What is fashion’s place in a world that is rapidly running out of natural resources? 

The fashion industry’s disastrous environmental impact is no secret. Unsustainable agricultural systems and contamination from synthetic fibres, dyes and finishes continuously pollute ecosystems and decimate biodiversity throughout the value chain whilst simultaneously perpetuating socio-economic injustices. Consumerism has fuelled the desire for fast fashion, which is reliant on overconsumption of finite resources and intensive farming practices. Increasing amounts of fertilisers and pesticides are needed to meet these demands, degrading the soil which inhibits regeneration, resulting in a loss of arable land. For fashion to have a future, there needs to be an imminent shift to regenerative practices that protect biodiversity and support agricultural food systems.

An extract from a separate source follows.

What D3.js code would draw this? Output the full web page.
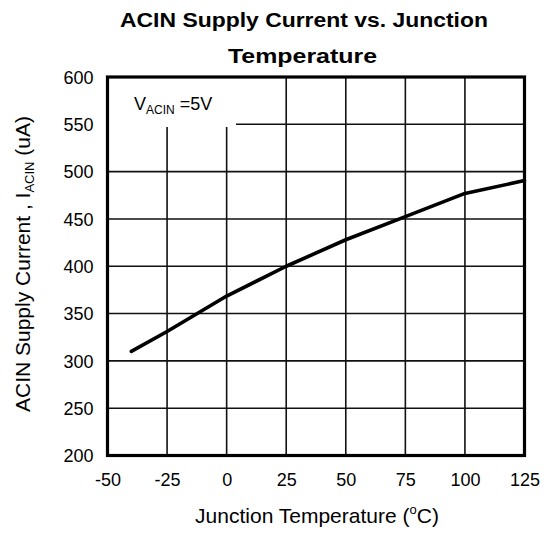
<!DOCTYPE html>
<html><head><meta charset="utf-8">
<script src="https://cdn.jsdelivr.net/npm/d3@7"></script>
<style>body{margin:0;background:#fff}svg{display:block}text{font-family:"Liberation Sans",Arial,sans-serif;fill:#000}</style>
</head><body>
<script>
const temps = [-40, -25, 0, 25, 50, 75, 100, 125];
const current = [310, 331, 368.5, 400, 428, 452.5, 477, 490.5];
const xTicks = [-50, -25, 0, 25, 50, 75, 100, 125];
const yTicks = [200, 250, 300, 350, 400, 450, 500, 550, 600];

const W = 552, H = 533;
const m = {left: 107.5, right: 524.5, top: 77, bottom: 455.5};
const svg = d3.select("body").append("svg").attr("width", W).attr("height", H);
const x = d3.scaleLinear().domain([-50, 125]).range([m.left, m.right]);
const y = d3.scaleLinear().domain([200, 600]).range([m.bottom, m.top]);

// grid
const g = svg.append("g");
g.selectAll(".vg").data(xTicks.slice(1, -1)).join("line")
  .attr("x1", d => x(d)).attr("x2", d => x(d)).attr("y1", y(600)).attr("y2", y(200))
  .attr("stroke", "#111").attr("stroke-width", 1.6);
g.selectAll(".hg").data(yTicks.slice(1, -1)).join("line")
  .attr("x1", x(-50)).attr("x2", x(125)).attr("y1", d => y(d)).attr("y2", d => y(d))
  .attr("stroke", "#111").attr("stroke-width", 1.6);
// legend white box
svg.append("rect").attr("x", x(-50)).attr("y", y(600)).attr("width", 236 - x(-50)).attr("height", 127 - y(600)).attr("fill", "#fff");
// frame
svg.append("rect").attr("x", x(-50)).attr("y", y(600)).attr("width", x(125) - x(-50)).attr("height", y(200) - y(600))
  .attr("fill", "none").attr("stroke", "#000").attr("stroke-width", 3.2);

// curve
const line = d3.line().x((d, i) => x(temps[i])).y(d => y(d));
svg.append("path").datum(current).attr("d", line).attr("fill", "none").attr("stroke", "#000")
  .attr("stroke-width", 3.6).attr("stroke-linejoin", "round").attr("stroke-linecap", "round");

// axes labels
const fmt = d => String(d);
const xAxis = d3.axisBottom(x).tickValues(xTicks).tickFormat(fmt).tickSize(0).tickPadding(0);
const xa = svg.append("g").attr("transform", `translate(0,${m.bottom})`).call(xAxis);
xa.select(".domain").remove();
xa.selectAll("text").attr("dy", null).attr("y", 30).style("font-size", "18px").style("font-family", "Liberation Sans, Arial, sans-serif");
const yAxis = d3.axisLeft(y).tickValues(yTicks).tickFormat(fmt).tickSize(0).tickPadding(0);
const ya = svg.append("g").attr("transform", `translate(${m.left},0)`).call(yAxis);
ya.select(".domain").remove();
ya.selectAll("text").attr("x", -14).attr("dy", "0.35em").style("font-size", "18px").style("font-family", "Liberation Sans, Arial, sans-serif");

// title
svg.append("text").attr("x", 304).attr("y", 27).attr("text-anchor", "middle").style("font-size", "20px").style("font-weight", "bold")
  .attr("textLength", 368).attr("lengthAdjust", "spacingAndGlyphs").text("ACIN Supply Current vs. Junction");
svg.append("text").attr("x", 302.5).attr("y", 63).attr("text-anchor", "middle").style("font-size", "20px").style("font-weight", "bold")
  .attr("textLength", 149).attr("lengthAdjust", "spacingAndGlyphs").text("Temperature");

// x title
const xt = svg.append("text").attr("x", 317).attr("y", 523).attr("text-anchor", "middle").style("font-size", "21px");
xt.append("tspan").text("Junction Temperature (");
xt.append("tspan").attr("dy", -9).style("font-size", "13px").text("o");
xt.append("tspan").attr("dy", 9).text("C)");

// y title
const yt = svg.append("text").attr("transform", "translate(30,264) rotate(-90)").attr("text-anchor", "middle").style("font-size", "21px");
yt.append("tspan").text("ACIN Supply Current , I");
yt.append("tspan").attr("dy", 4).style("font-size", "13px").text("ACIN");
yt.append("tspan").attr("dy", -4).text(" (uA)");

// legend
const lt = svg.append("text").attr("x", 134).attr("y", 110).style("font-size", "18px");
lt.append("tspan").text("V");
lt.append("tspan").attr("dy", 4).style("font-size", "12px").text("ACIN");
lt.append("tspan").attr("dy", -4).text(" =5V");
</script>
</body></html>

Sunflowers could provide a solution. 

Sunflowers are utilised as a part of regenerative agricultural systems and aid climate mitigation through soil remediation and boosting biodiversity. Cultivated globally, sunflowers can be grown without fertilisers and can be companioned and rotated with other food crops. Their extensive roots establish a symbiotic relationship with beneficial microbes, bacteria and fungi that promote healthy soils. Sunflowers can withstand drought, and their natural resilience has made them a model for scientists studying climate change adaptation. 

Climafibre has developed fibre for textiles, natural dyes and a hydropic coating made entirely from sunflowers.

Using enzymes derived from bacteria and fungi, Climafibre has worked closely with scientists to develop a unique process to isolate cellulose fibres from sunflower stems. These fibres are then combed and spun into a yarn, then woven into a fabric. The hydrophobic coating is made from a by-product of the sunflower oil industry and provides water-resistant protection for natural fibres without the use of harmful chemicals. This coating allows the fabric to maintain its breathable qualities with minimal alteration to its aesthetics or hand feel. Climafibre's bold colour palette has been developed from pigments extracted from various parts of the flower. They can be used as a natural alternative for textile dyes and printing, free from fossil fuels. Climafibre envisions a future localised production network within Bioregion PA9*, which integrates food and fibre systems and promotes regenerative agriculture.

*Bioregion PA9 encompasses the UK, Ireland and the Faroe Islands.